▸ REQUEST
Every line below must be reproduced exactly. Copy them all.

▸ DATASET CONTENT

┄┄┄┄┄┄┄┄┄┄

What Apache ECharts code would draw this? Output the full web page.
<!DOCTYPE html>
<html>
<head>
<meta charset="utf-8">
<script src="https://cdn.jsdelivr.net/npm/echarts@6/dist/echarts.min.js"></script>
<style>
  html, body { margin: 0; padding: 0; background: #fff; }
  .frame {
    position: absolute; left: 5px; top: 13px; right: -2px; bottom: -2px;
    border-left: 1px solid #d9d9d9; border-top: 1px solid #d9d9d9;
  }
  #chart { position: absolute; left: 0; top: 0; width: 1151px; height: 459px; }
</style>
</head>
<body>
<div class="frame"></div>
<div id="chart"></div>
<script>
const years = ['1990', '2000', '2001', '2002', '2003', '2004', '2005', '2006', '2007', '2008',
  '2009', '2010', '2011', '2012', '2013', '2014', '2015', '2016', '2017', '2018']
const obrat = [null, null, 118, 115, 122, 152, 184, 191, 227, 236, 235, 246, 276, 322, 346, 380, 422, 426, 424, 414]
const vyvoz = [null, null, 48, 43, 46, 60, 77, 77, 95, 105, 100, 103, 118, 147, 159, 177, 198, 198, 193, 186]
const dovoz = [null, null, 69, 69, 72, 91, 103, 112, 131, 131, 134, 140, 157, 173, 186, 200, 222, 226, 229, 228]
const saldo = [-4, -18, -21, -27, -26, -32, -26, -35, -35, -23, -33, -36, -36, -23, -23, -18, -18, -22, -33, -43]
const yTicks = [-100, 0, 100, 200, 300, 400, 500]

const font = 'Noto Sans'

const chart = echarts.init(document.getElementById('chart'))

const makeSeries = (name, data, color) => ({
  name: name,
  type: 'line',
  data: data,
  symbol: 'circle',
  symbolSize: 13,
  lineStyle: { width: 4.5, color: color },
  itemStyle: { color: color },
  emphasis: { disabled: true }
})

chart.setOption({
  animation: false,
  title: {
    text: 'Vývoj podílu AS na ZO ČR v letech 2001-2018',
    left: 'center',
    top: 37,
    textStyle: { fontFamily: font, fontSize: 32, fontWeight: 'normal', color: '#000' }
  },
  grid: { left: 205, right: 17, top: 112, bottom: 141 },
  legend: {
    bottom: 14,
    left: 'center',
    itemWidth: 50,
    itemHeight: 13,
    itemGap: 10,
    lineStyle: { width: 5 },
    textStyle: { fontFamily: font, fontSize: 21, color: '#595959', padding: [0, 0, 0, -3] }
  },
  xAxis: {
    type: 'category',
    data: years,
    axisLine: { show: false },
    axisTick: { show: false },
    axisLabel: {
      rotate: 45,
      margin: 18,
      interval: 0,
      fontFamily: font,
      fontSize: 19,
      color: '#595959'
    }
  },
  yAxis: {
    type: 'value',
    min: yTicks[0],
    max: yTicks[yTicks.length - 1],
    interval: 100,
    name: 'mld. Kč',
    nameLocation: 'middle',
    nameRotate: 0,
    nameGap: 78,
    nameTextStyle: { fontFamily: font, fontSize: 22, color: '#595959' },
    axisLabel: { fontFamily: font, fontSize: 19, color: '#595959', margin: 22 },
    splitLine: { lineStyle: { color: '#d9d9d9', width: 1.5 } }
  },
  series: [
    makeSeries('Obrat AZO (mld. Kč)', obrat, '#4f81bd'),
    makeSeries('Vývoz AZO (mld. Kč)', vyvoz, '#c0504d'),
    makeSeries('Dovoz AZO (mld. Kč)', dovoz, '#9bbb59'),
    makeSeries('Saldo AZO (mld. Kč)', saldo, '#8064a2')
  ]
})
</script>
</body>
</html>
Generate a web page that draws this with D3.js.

┄┄┄┄┄┄┄┄┄┄

▸ SOLUTION FOR THIS PROBLEM
What Apache ECharts code would draw this? Output the full web page.
<!DOCTYPE html>
<html>
<head>
<meta charset="utf-8">
<script src="https://cdn.jsdelivr.net/npm/echarts@6/dist/echarts.min.js"></script>
<style>
  html, body { margin: 0; padding: 0; background: #fff; }
  .frame {
    position: absolute; left: 5px; top: 13px; right: -2px; bottom: -2px;
    border-left: 1px solid #d9d9d9; border-top: 1px solid #d9d9d9;
  }
  #chart { position: absolute; left: 0; top: 0; width: 1151px; height: 459px; }
</style>
</head>
<body>
<div class="frame"></div>
<div id="chart"></div>
<script>
const years = ['1990', '2000', '2001', '2002', '2003', '2004', '2005', '2006', '2007', '2008',
  '2009', '2010', '2011', '2012', '2013', '2014', '2015', '2016', '2017', '2018']
const obrat = [null, null, 118, 115, 122, 152, 184, 191, 227, 236, 235, 246, 276, 322, 346, 380, 422, 426, 424, 414]
const vyvoz = [null, null, 48, 43, 46, 60, 77, 77, 95, 105, 100, 103, 118, 147, 159, 177, 198, 198, 193, 186]
const dovoz = [null, null, 69, 69, 72, 91, 103, 112, 131, 131, 134, 140, 157, 173, 186, 200, 222, 226, 229, 228]
const saldo = [-4, -18, -21, -27, -26, -32, -26, -35, -35, -23, -33, -36, -36, -23, -23, -18, -18, -22, -33, -43]
const yTicks = [-100, 0, 100, 200, 300, 400, 500]

const font = 'Noto Sans'

const chart = echarts.init(document.getElementById('chart'))

const makeSeries = (name, data, color) => ({
  name: name,
  type: 'line',
  data: data,
  symbol: 'circle',
  symbolSize: 13,
  lineStyle: { width: 4.5, color: color },
  itemStyle: { color: color },
  emphasis: { disabled: true }
})

chart.setOption({
  animation: false,
  title: {
    text: 'Vývoj podílu AS na ZO ČR v letech 2001-2018',
    left: 'center',
    top: 37,
    textStyle: { fontFamily: font, fontSize: 32, fontWeight: 'normal', color: '#000' }
  },
  grid: { left: 205, right: 17, top: 112, bottom: 141 },
  legend: {
    bottom: 14,
    left: 'center',
    itemWidth: 50,
    itemHeight: 13,
    itemGap: 10,
    lineStyle: { width: 5 },
    textStyle: { fontFamily: font, fontSize: 21, color: '#595959', padding: [0, 0, 0, -3] }
  },
  xAxis: {
    type: 'category',
    data: years,
    axisLine: { show: false },
    axisTick: { show: false },
    axisLabel: {
      rotate: 45,
      margin: 18,
      interval: 0,
      fontFamily: font,
      fontSize: 19,
      color: '#595959'
    }
  },
  yAxis: {
    type: 'value',
    min: yTicks[0],
    max: yTicks[yTicks.length - 1],
    interval: 100,
    name: 'mld. Kč',
    nameLocation: 'middle',
    nameRotate: 0,
    nameGap: 78,
    nameTextStyle: { fontFamily: font, fontSize: 22, color: '#595959' },
    axisLabel: { fontFamily: font, fontSize: 19, color: '#595959', margin: 22 },
    splitLine: { lineStyle: { color: '#d9d9d9', width: 1.5 } }
  },
  series: [
    makeSeries('Obrat AZO (mld. Kč)', obrat, '#4f81bd'),
    makeSeries('Vývoz AZO (mld. Kč)', vyvoz, '#c0504d'),
    makeSeries('Dovoz AZO (mld. Kč)', dovoz, '#9bbb59'),
    makeSeries('Saldo AZO (mld. Kč)', saldo, '#8064a2')
  ]
})
</script>
</body>
</html>
Generate a web page that draws this with D3.js.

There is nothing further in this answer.